Nel pomeriggio di domenica 26 settembre 1943, Kappler convocò presso il proprio ufficio a Villa Wolkonsky il Presidente della Comunità Ebraica di Roma, Ugo Foà, e quello dell'Unione delle Comunità Ebraiche Italiane, Dante Almansi, intimando loro la consegna, entro trentasei ore, di almeno 50 chilogrammi d'oro, minacciando, prima, la deportazione di duecento ebrei romani verso la Germania, poi, di tutta la comunità ebraica[11]. In cambio dell'oro, Kappler promise agli ebrei l'incolumità[12].
La mattina dopo iniziò la raccolta dell'oro all'interno del Tempio maggiore (sinagoga). Nel pomeriggio la Santa Sede, informata del ricatto di Kappler, comunicò in via ufficiosa che avrebbe autorizzato un prestito in lingotti d'oro sino al raggiungimento dei 50 chilogrammi richiesti dalla polizia tedesca, ma ciò non fu necessario[13].
Alle ore 18 di martedì 28, dopo una proroga dei termini di quattro ore, accordata dallo stesso Kappler, i capi della Comunità ebraica romana si presentarono a Villa Wolkonsky per la consegna dell'oro. Kappler li fece accompagnare da una scorta nel vicino edificio di Via Tasso 155, dove l'oro fu pesato per ben due volte e alla fine risultò pesare 50,3 chilogrammi[14].
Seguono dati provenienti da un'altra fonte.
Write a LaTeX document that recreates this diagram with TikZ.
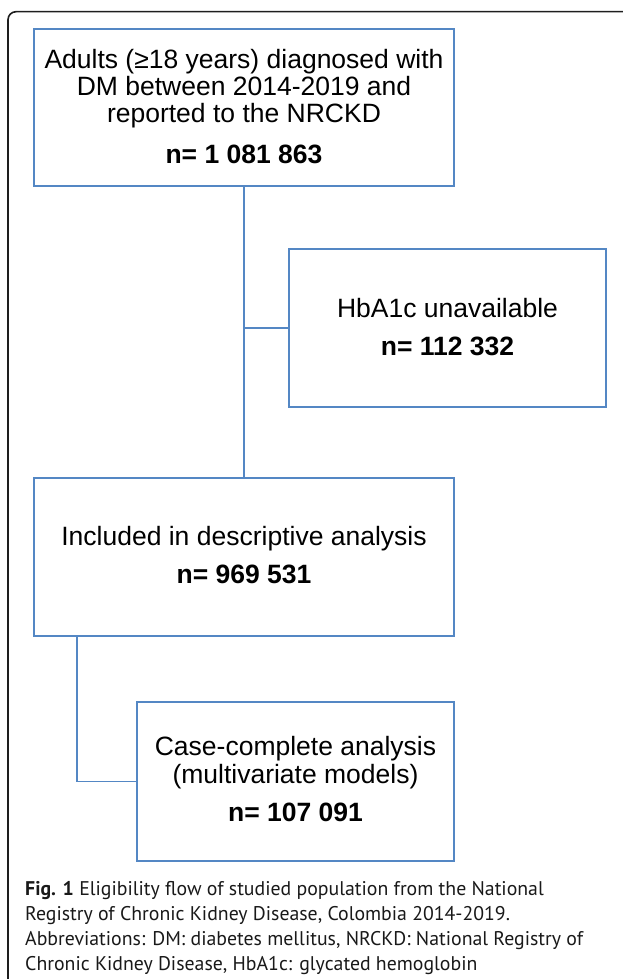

Kappler spedì immediatamente l'oro a Berlino, al capo dell'ufficio centrale per la sicurezza del Reich, generale Ernst Kaltenbrunner, con una lettera di accompagnamento nella quale si esprimevano perplessità sulla fattibilità della deportazione e si suggeriva di utilizzare gli ebrei romani come mano d'opera per lavoro obbligatorio[15].
Kaltenbrunner rispose sdegnato: "È precisamente l'estirpazione immediata e completa degli ebrei in Italia nell'interesse speciale della situazione politica attuale e della sicurezza generale in Italia". A guerra finita, l'oro fu trovato intatto nella cassa, in un angolo dell'ufficio di Kaltenbrunner[16].
Il 14 ottobre successivo, Kappler ordinò il saccheggio delle due biblioteche della Comunità ebraica e del Collegio rabbinico e fece caricare due vagoni ferroviari diretti in Germania con materiale di inestimabile valore culturale[1]. Gli agenti di Kappler portarono via anche gli elenchi completi dei nomi e degli indirizzi degli ebrei romani[16]. Alla successiva individuazione dei domicili collaborarono anche i commissari di pubblica sicurezza Raffaele Aniello e Gennaro Cappa[1].
Lo stesso giorno, Kappler inviò una lettera al comandante del campo di sterminio di Auschwitz, Rudolf Höss, comunicandogli che avrebbe ricevuto intorno al 22-23 ottobre un carico di oltre 1 000 ebrei italiani e di prepararsi a concedere loro il "trattamento speciale".